What an incredible treat reading a continuous (non-"re-booted") story coming out in intervals!

Instead of a long gushing review I'll sum it up this way: *If we were allowed a 6th star for every 100 books we rated this would get one* *To be more specifically congratulatory- it would get a 6th for every 10 I gave 5 stars* Stories spread from: 1980: 01-10 1987: 11-53 1990-1991: 54-107 2006: 108-125

The incomparable Carol Lay strikes again

Carol Lay's Good Girl Comics of the 1980s followed a plate-lipped, scarified, white heiress on her quest for love and acceptance in a world that values only outward beauty. This volume contains all six volumes of the Good Girls series, plus a new story that brings us up to date. In Irene's universe, oddities such as a two headed man, a three-breasted woman, or a neck-ring sporting woman from Burma, are commonplace. But you haven't lived until you've seen the dream sequence. Carol Lay is a consummate draftsman, able to draw beautifully in a number of styles. Here, she artfully apes the Romance comic style of the 50s and 60s. The plot, too, harkens back to those comics, at least in terms of its hyper-emotional style. But Lay is also a brilliant, insanely imaginative storyteller, and she is in fine form throughout. The book makes for a wild ride, by turns hilarious, goofy, and occasionally even touching. There is an underlying core of humanity in Irene that makes her more than just a freak. We can all identify with her, as strange as that seems. It may be worth buying this book just for the painting on the front cover, a wonderfully rendered takeoff on John Singer Sargent's "Madame X". There is also a funny introduction by Mark Mothersbaugh (of Devo), who has apparently had a crush on Irene ever since he first saw her. Most of all, Goodnight, Irene is just plain fun.
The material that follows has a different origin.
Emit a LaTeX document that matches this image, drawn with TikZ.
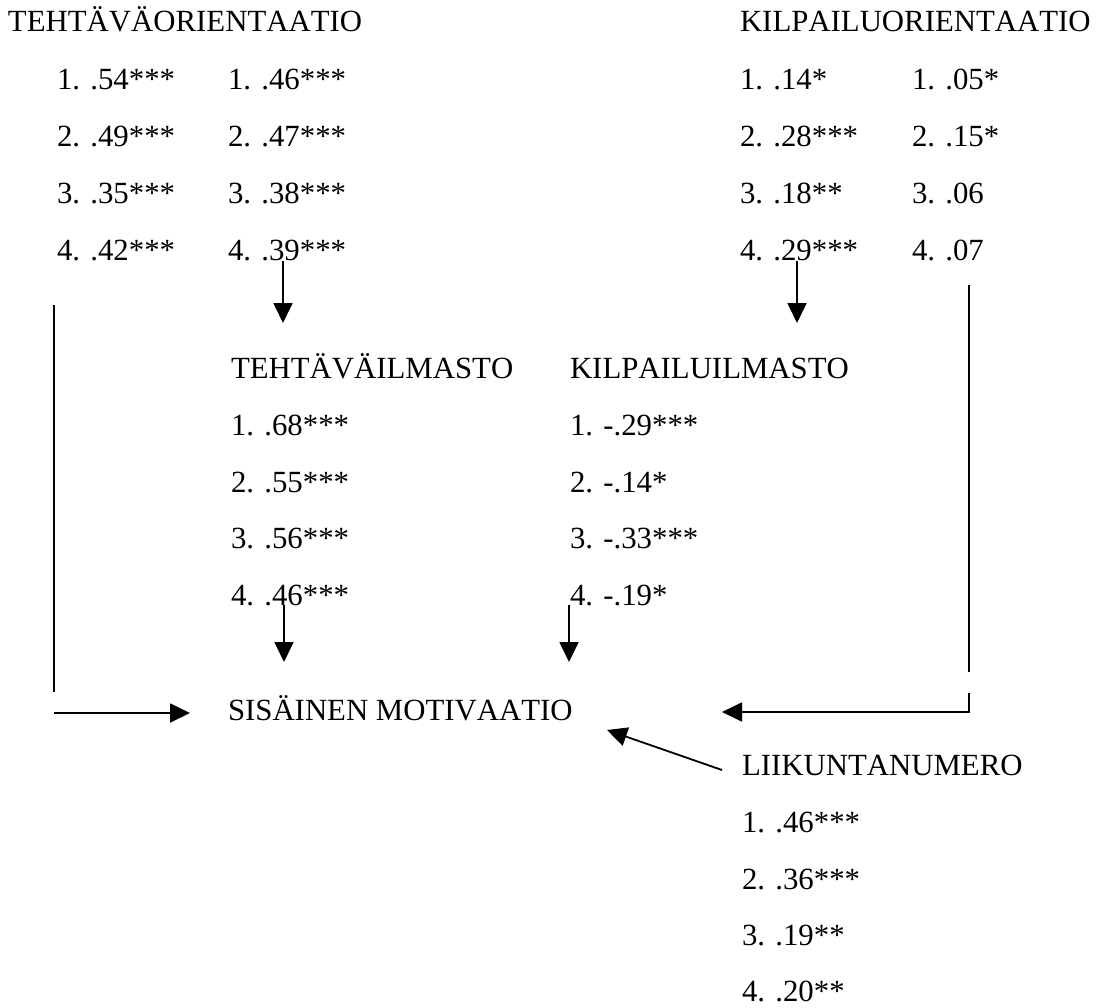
\documentclass[tikz,border=0pt]{standalone}
\usepackage{fontspec}
\setmainfont{Liberation Serif}[Kerning=Off]
\usetikzlibrary{arrows.meta}
\tikzset{
  lbl/.style={anchor=base west, inner sep=0pt, outer sep=0pt, font=\fontsize{30.8pt}{36pt}\selectfont},
  conn/.style={line width=1.8pt},
  arr/.style={conn, -{Triangle[length=20pt,width=19pt]}},
}
\begin{document}
\begin{tikzpicture}[x=1pt,y=-1pt]
\useasboundingbox (0,0) rectangle (1105,1008);
% top-left block
\node[lbl] (to)  at (8,32)  {TEHTÄVÄORIENTAATIO};
\node[lbl] (a1)  at (57,90)  {1. .54***};
\node[lbl] (a2)  at (57,147) {2. .49***};
\node[lbl] (a3)  at (57,204) {3. .35***};
\node[lbl] (a4)  at (57,261) {4. .42***};
\node[lbl] (b1)  at (228,90)  {1. .46***};
\node[lbl] (b2)  at (228,147) {2. .47***};
\node[lbl] (b3)  at (228,204) {3. .38***};
\node[lbl] (b4)  at (228,261) {4. .39***};
% top-right block
\node[lbl] (ko)  at (740,32)  {KILPAILUORIENTAATIO};
\node[lbl] (c1)  at (740,90)  {1. .14*};
\node[lbl] (c2)  at (740,147) {2. .28***};
\node[lbl] (c3)  at (740,204) {3. .18**};
\node[lbl] (c4)  at (740,261) {4. .29***};
\node[lbl] (d1)  at (912,90)  {1. .05*};
\node[lbl] (d2)  at (912,147) {2. .15*};
\node[lbl] (d3)  at (912,204) {3. .06};
\node[lbl] (d4)  at (912,261) {4. .07};
% middle block
\node[lbl] (ti)  at (231,378) {TEHTÄVÄILMASTO};
\node[lbl] (e1)  at (231,435) {1. .68***};
\node[lbl] (e2)  at (231,492) {2. .55***};
\node[lbl] (e3)  at (231,548) {3. .56***};
\node[lbl] (e4)  at (231,605) {4. .46***};
\node[lbl] (ki)  at (570,378) {KILPAILUILMASTO};
\node[lbl] (f1)  at (570,435) {1. -.29***};
\node[lbl] (f2)  at (570,492) {2. -.14*};
\node[lbl] (f3)  at (570,548) {3. -.33***};
\node[lbl] (f4)  at (570,605) {4. -.19*};
% target
\node[lbl] (sm)  at (228,720) {SISÄINEN MOTIVAATIO};
% bottom-right block
\node[lbl] (li)  at (742,775) {LIIKUNTANUMERO};
\node[lbl] (g1)  at (742,832) {1. .46***};
\node[lbl] (g2)  at (742,889) {2. .36***};
\node[lbl] (g3)  at (742,945) {3. .19**};
\node[lbl] (g4)  at (742,1001) {4. .20**};
% free-end coordinates
\coordinate (lt) at (54,305);
\coordinate (lb) at (54,692);
\coordinate (lh) at (54,713);
\coordinate (lhe) at (190,713);
\coordinate (rt) at (969,285);
\coordinate (rb) at (969,672);
\coordinate (re) at (969,693);
\coordinate (rc) at (969,712);
\coordinate (rhe) at (722,712);
\coordinate (dt) at (722,770);
\coordinate (dh) at (607,730);
% connectors
\draw[arr] ([xshift=55pt]b4.base west) -- ++(0,62);
\draw[arr] ([xshift=57pt]c4.base west) -- ++(0,62);
\draw[arr] ([xshift=53pt]e4.base west) -- ++(0,57);
\draw[arr] ([xshift=-1pt]f4.base west) -- ++(0,57);
\draw[conn] (lt) -- (lb);
\draw[arr] (lh) -- (lhe);
\draw[conn] (rt) -- (rb);
\draw[arr] (re) -- (rc) -- (rhe);
\draw[arr] (dt) -- (dh);
\end{tikzpicture}
\end{document}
Smart Send-Up of Romance Comics

You might recognize Carol Lay from her strip WayLay in alternative weeklies, but this longer story is even better. The first Irene stories appeared in her comic Good Girls in the 1980s, but she wrote the last installment for this volume. You can see her art and storytelling style change a lot over the course of the book, but somehow that makes it even more charming. The premise, that of a white woman with an African-style lip disk looking for love among men who consider her a freak, is intentionally silly, but as a modern fable, it's sweet and funny. As a parody of 1950s romance comics and an incisive criticism of superficial ideals of beauty, the Irene stories far exceed anything else in the indie comics scene recently. There aren't enough comics out there that appeal to an adult female audience, I only wish there were more like this.